- [What needs to be done]: Restate each line word for word. Leave out every picture.
[Begin]
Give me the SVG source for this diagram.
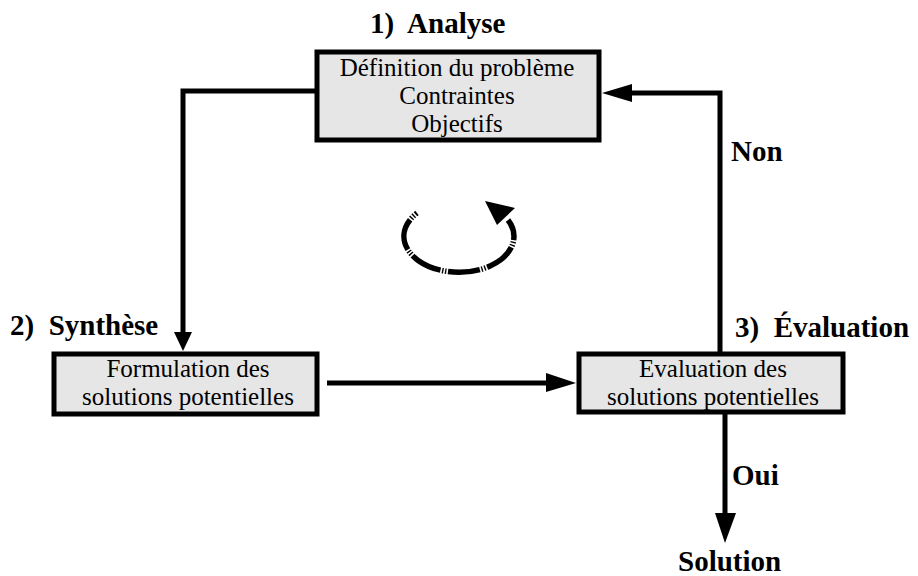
<svg xmlns="http://www.w3.org/2000/svg" width="918" height="576" viewBox="0 0 918 576">
<style>
.box{fill:#e6e6e6;stroke:#000;stroke-width:5}
.t{font-family:"Liberation Serif","Times New Roman",serif;font-size:25px;fill:#000;text-anchor:middle}
.h{font-family:"Liberation Serif","Times New Roman",serif;font-size:29px;font-weight:bold;fill:#000}
.ln{fill:none;stroke:#000;stroke-width:5}
.ah{fill:#000}
</style>
<rect width="918" height="576" fill="#fff"/>
<g id="connectors">
<polyline class="ln" points="315,91 183,91 183,334"/>
<polygon class="ah" points="174,332 192,332 183,351"/>
<line class="ln" x1="327" y1="383" x2="550" y2="383"/>
<polygon class="ah" points="546,373 546,392 576,383"/>
<polyline class="ln" points="720,352 720,93 630,93"/>
<polygon class="ah" points="632,84 632,102 602,93"/>
<line class="ln" x1="725" y1="414" x2="725" y2="516"/>
<polygon class="ah" points="715,513 736,513 725,543"/>
<path d="M417,213 A55,36 0 1 0 508,220" fill="none" stroke="#000" stroke-width="5.5" stroke-dasharray="32 1.6 1.4 1.6 1.4 1.6" stroke-dashoffset="30"/>
<polygon class="ah" points="515,208 497,225 485,201"/>
</g>
<g id="analyse">
<text class="h" x="370" y="33" xml:space="preserve">1)  Analyse</text>
<rect class="box" x="317" y="52" width="282" height="88"/>
<text class="t" x="457" y="76">Définition du problème</text>
<text class="t" x="457" y="104">Contraintes</text>
<text class="t" x="457" y="132">Objectifs</text>
</g>
<g id="synthese">
<text class="h" x="10" y="335" xml:space="preserve">2)  Synthèse</text>
<rect class="box" x="54" y="354" width="263" height="60"/>
<text class="t" x="188" y="377">Formulation des</text>
<text class="t" x="188" y="405">solutions potentielles</text>
</g>
<g id="evaluation">
<text class="h" x="735" y="337" xml:space="preserve">3)  Évaluation</text>
<rect class="box" x="579" y="354" width="264" height="58"/>
<text class="t" x="713" y="377">Evaluation des</text>
<text class="t" x="713" y="405">solutions potentielles</text>
</g>
<g id="labels">
<text class="h" x="731" y="161">Non</text>
<text class="h" x="732" y="485">Oui</text>
<text class="h" x="678" y="571">Solution</text>
</g>
</svg>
[End]
- [Result of this task]:
Give me the SVG source for this diagram.
<svg xmlns="http://www.w3.org/2000/svg" width="918" height="576" viewBox="0 0 918 576">
<style>
.box{fill:#e6e6e6;stroke:#000;stroke-width:5}
.t{font-family:"Liberation Serif","Times New Roman",serif;font-size:25px;fill:#000;text-anchor:middle}
.h{font-family:"Liberation Serif","Times New Roman",serif;font-size:29px;font-weight:bold;fill:#000}
.ln{fill:none;stroke:#000;stroke-width:5}
.ah{fill:#000}
</style>
<rect width="918" height="576" fill="#fff"/>
<g id="connectors">
<polyline class="ln" points="315,91 183,91 183,334"/>
<polygon class="ah" points="174,332 192,332 183,351"/>
<line class="ln" x1="327" y1="383" x2="550" y2="383"/>
<polygon class="ah" points="546,373 546,392 576,383"/>
<polyline class="ln" points="720,352 720,93 630,93"/>
<polygon class="ah" points="632,84 632,102 602,93"/>
<line class="ln" x1="725" y1="414" x2="725" y2="516"/>
<polygon class="ah" points="715,513 736,513 725,543"/>
<path d="M417,213 A55,36 0 1 0 508,220" fill="none" stroke="#000" stroke-width="5.5" stroke-dasharray="32 1.6 1.4 1.6 1.4 1.6" stroke-dashoffset="30"/>
<polygon class="ah" points="515,208 497,225 485,201"/>
</g>
<g id="analyse">
<text class="h" x="370" y="33" xml:space="preserve">1)  Analyse</text>
<rect class="box" x="317" y="52" width="282" height="88"/>
<text class="t" x="457" y="76">Définition du problème</text>
<text class="t" x="457" y="104">Contraintes</text>
<text class="t" x="457" y="132">Objectifs</text>
</g>
<g id="synthese">
<text class="h" x="10" y="335" xml:space="preserve">2)  Synthèse</text>
<rect class="box" x="54" y="354" width="263" height="60"/>
<text class="t" x="188" y="377">Formulation des</text>
<text class="t" x="188" y="405">solutions potentielles</text>
</g>
<g id="evaluation">
<text class="h" x="735" y="337" xml:space="preserve">3)  Évaluation</text>
<rect class="box" x="579" y="354" width="264" height="58"/>
<text class="t" x="713" y="377">Evaluation des</text>
<text class="t" x="713" y="405">solutions potentielles</text>
</g>
<g id="labels">
<text class="h" x="731" y="161">Non</text>
<text class="h" x="732" y="485">Oui</text>
<text class="h" x="678" y="571">Solution</text>
</g>
</svg>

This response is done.